▸ Available data:
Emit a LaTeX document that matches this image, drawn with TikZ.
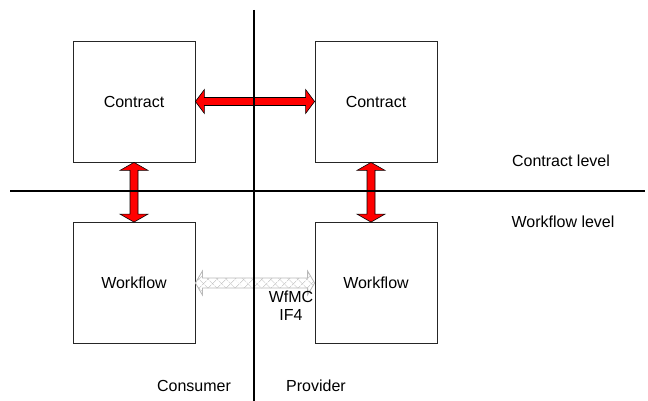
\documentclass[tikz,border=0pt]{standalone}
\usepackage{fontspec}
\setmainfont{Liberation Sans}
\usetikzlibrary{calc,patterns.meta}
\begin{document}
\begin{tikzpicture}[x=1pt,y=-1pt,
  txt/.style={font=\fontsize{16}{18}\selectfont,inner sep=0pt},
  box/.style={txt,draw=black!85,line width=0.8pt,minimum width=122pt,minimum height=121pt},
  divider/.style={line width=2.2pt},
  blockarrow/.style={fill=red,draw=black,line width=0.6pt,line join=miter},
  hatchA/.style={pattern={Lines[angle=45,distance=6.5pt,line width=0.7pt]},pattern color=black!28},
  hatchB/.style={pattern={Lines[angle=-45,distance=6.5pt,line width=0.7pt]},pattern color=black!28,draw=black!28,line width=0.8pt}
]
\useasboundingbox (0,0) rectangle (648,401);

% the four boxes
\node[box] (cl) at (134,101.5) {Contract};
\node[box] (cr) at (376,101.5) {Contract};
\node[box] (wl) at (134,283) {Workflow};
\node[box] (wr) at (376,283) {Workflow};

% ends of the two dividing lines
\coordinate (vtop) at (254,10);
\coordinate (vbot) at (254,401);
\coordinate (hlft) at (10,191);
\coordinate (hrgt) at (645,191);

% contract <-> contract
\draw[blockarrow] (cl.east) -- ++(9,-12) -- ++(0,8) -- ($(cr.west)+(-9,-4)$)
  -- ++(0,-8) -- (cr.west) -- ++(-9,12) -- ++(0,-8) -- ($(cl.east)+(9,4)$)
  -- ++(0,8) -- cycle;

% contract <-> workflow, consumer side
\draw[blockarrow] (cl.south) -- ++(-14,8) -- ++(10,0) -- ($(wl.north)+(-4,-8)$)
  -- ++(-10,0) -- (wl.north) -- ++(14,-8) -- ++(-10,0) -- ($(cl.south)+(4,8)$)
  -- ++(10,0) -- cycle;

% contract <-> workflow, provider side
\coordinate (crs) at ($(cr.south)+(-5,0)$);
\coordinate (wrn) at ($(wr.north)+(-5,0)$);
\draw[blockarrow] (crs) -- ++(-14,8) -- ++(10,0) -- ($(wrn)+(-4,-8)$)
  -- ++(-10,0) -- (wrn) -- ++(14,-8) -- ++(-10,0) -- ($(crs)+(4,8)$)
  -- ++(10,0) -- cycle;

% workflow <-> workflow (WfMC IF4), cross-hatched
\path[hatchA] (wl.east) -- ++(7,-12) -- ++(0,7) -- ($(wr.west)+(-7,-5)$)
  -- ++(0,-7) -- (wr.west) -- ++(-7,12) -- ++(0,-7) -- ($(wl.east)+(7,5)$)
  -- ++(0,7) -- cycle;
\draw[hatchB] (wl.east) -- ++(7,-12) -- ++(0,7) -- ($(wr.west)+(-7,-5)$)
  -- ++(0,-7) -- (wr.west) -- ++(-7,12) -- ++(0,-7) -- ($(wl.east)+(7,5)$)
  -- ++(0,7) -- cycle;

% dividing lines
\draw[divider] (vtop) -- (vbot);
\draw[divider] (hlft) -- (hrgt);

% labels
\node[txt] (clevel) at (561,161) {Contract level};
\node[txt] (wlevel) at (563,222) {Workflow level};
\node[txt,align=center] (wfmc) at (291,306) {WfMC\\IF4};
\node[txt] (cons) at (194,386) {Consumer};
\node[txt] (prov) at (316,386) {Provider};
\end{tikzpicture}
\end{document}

▸ Task details: Only the lines from the top of the data through the line with "-- ++(0,8) -- cycle;" should be quoted, exactly and with both ends kept; skip the pictures.

▸ Task output:
Emit a LaTeX document that matches this image, drawn with TikZ.
\documentclass[tikz,border=0pt]{standalone}
\usepackage{fontspec}
\setmainfont{Liberation Sans}
\usetikzlibrary{calc,patterns.meta}
\begin{document}
\begin{tikzpicture}[x=1pt,y=-1pt,
  txt/.style={font=\fontsize{16}{18}\selectfont,inner sep=0pt},
  box/.style={txt,draw=black!85,line width=0.8pt,minimum width=122pt,minimum height=121pt},
  divider/.style={line width=2.2pt},
  blockarrow/.style={fill=red,draw=black,line width=0.6pt,line join=miter},
  hatchA/.style={pattern={Lines[angle=45,distance=6.5pt,line width=0.7pt]},pattern color=black!28},
  hatchB/.style={pattern={Lines[angle=-45,distance=6.5pt,line width=0.7pt]},pattern color=black!28,draw=black!28,line width=0.8pt}
]
\useasboundingbox (0,0) rectangle (648,401);

% the four boxes
\node[box] (cl) at (134,101.5) {Contract};
\node[box] (cr) at (376,101.5) {Contract};
\node[box] (wl) at (134,283) {Workflow};
\node[box] (wr) at (376,283) {Workflow};

% ends of the two dividing lines
\coordinate (vtop) at (254,10);
\coordinate (vbot) at (254,401);
\coordinate (hlft) at (10,191);
\coordinate (hrgt) at (645,191);

% contract <-> contract
\draw[blockarrow] (cl.east) -- ++(9,-12) -- ++(0,8) -- ($(cr.west)+(-9,-4)$)
  -- ++(0,-8) -- (cr.west) -- ++(-9,12) -- ++(0,-8) -- ($(cl.east)+(9,4)$)
  -- ++(0,8) -- cycle;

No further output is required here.